Whooo....that long weekend in May has just past, and we all know what that means!!!
Yes kiddies, it's Drive-In season once again!!!
Down comes the 'Closed for the Season' from the Marquee and up goes the double feature!!!
But wait!!! What's this??!!
These movies that are playing, Scorpian King, Spiderman, Resident Evil, all good enough movies I guess (if you spend umpteen million dollars on a movie it better be half-way decent), but I've seen them all weeks ago in the theater as they should be seen (state of the art movies, state of the art theater). Why would I want to see them again on white painted plywood with broadcasted sound on my car stereo through my dirty windshield???
Compared to the modern theater experience, the Drive-In is actually a pretty crappy way to see a high-tech CG movie or hear the big-shot soundtrack. Drive-Ins traditionally played the trash films. That's why they doubled them up, two trash films are better than 'Gone With the Wind' anyday. Still, Hollywood big studios must leave no stone unturned to force feed you their rehashed 2hr commercials they like to call movies, so sadly now Drive-Ins seem to serve the purpose of milking that last cent out of Big Budget Hollywood releases before they are released to Video/DVD.
But it was not always so....
Just over 30 years ago, you might have gone to the Drive-In to see this weeks Movie of the Week double feature:
And with cool titles like these, how could you not go?
Sure the movies in no way measure up to your expectations, but you know that, it's the Drive-In by the Jimmy.....Why do you think they call 'em Drive-In Trash Films!!!
Still, add the snack-bar, a six-pack, your favourite girl and your cool car...that's gotta beat 100 screaming kids and a giant line-up at the opening night of some Lucas flick.
Alas, unless I ever open a Drive-In Theater myself, it's highly unlikely anyone will ever see these flicks at a Drive-In again, so let me get to the movies themselves....
I DRINK YOUR BLOOD, I gotta say, is without a doubt one of the best Satanic Hippy Killer Cult movies I've ever seen. Seriously, this even blows Troma's 'Igor and the Lunitics' away. This group of Drugged-out freaks and their freaky rituals really make you glad for the '80s.

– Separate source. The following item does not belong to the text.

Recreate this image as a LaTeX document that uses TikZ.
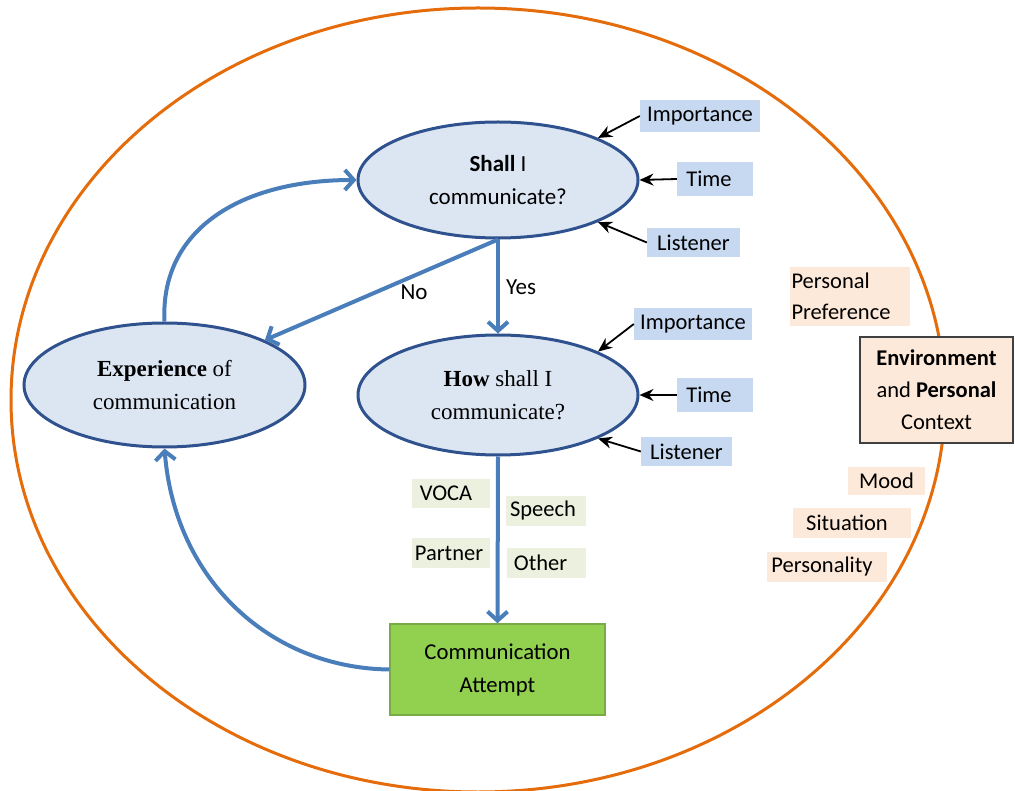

Plotwise the movie starts out like most Satanic Hippy Killer Cult movies. The hippies come to town, drop acid, rape a innocent local girl, the usual stuff.
The twist, and an awesome twist it is, is this local girl's little brother decides to get even with the hippies by taking some blood from a dead rabid dog and spiking up some meat pies with it. After the hippies eat the pies, they make the transition from acidhead hippies to rabid homicidal acidhead hippies and all hell breaks loose. They pass the disease around and soon a small army of homicidal maniacs are marrauding around a la Night of the Living Dead.
There is lot's of early 70's style violence and gore (ya know, fake-looking severed hands and heads), but nothing compared to todays standards.
The acting is pretty bad and hoaky, so get ready for a laugh or two.
Sure after seeing this, you are going to think it sucked, but don't blame me, I said it was my favourite Satanic Hippy Killer Cult movie, I never said any Satanic Hippy Killer Cult movies were any good...
And now for our second feature:
I EAT YOUR SKIN opitomizes Drive-In Trash B-movies. This movie is so dumb it could only actually be enjoyed over your girlfriends shoulder while you are making second base with her in the back seat.
This movie was originally made back in 1964 and entitled ZOMBIES, but was released as I EAT YOUR SKIN in 1971 to be the B-feature with the aforementioned I DRINK YOUR BLOOD.
The plot concerns a cancer researcher on an isolated island discovering a way to make freaky-eyed zombies out of the natives with radioactive snake venom.
His evil employer plans to use this to build an army of zombies to take over the world. Enter our hero, a playboy writer, who, along with his agent and his agent's most iritating wisecracking wife come to the island, aptly named Voodoo Island, as research for future books. It isn't long before he hooks up with a hot chick and gets chased by machete welding zombies and such and eventually reveals the secret of the Voodoo master and destroys the lab in typical pulp adventure/horror style.
There are plenty of voodoo rituals and drum-beating and zombies but not a stitch of skin-eating. Yes, dispite the title, not even one bite of skin. False advertising I cried. Still, those freaky-eyed zombies (how the hell cans those guys see? and they are swinging machetes, I wouldn't want to be the boom-man)and the hoaky B-Movie production make this one worth a watch for the crappy-movie fan or the must-see-'em-all zombie movie fan.
There are two versions of this video available.There is the Out-of-Print straight copy and the one hosted by Elvira: Mistress of the Dark, which you might still find around and the one I'd recommend anyway.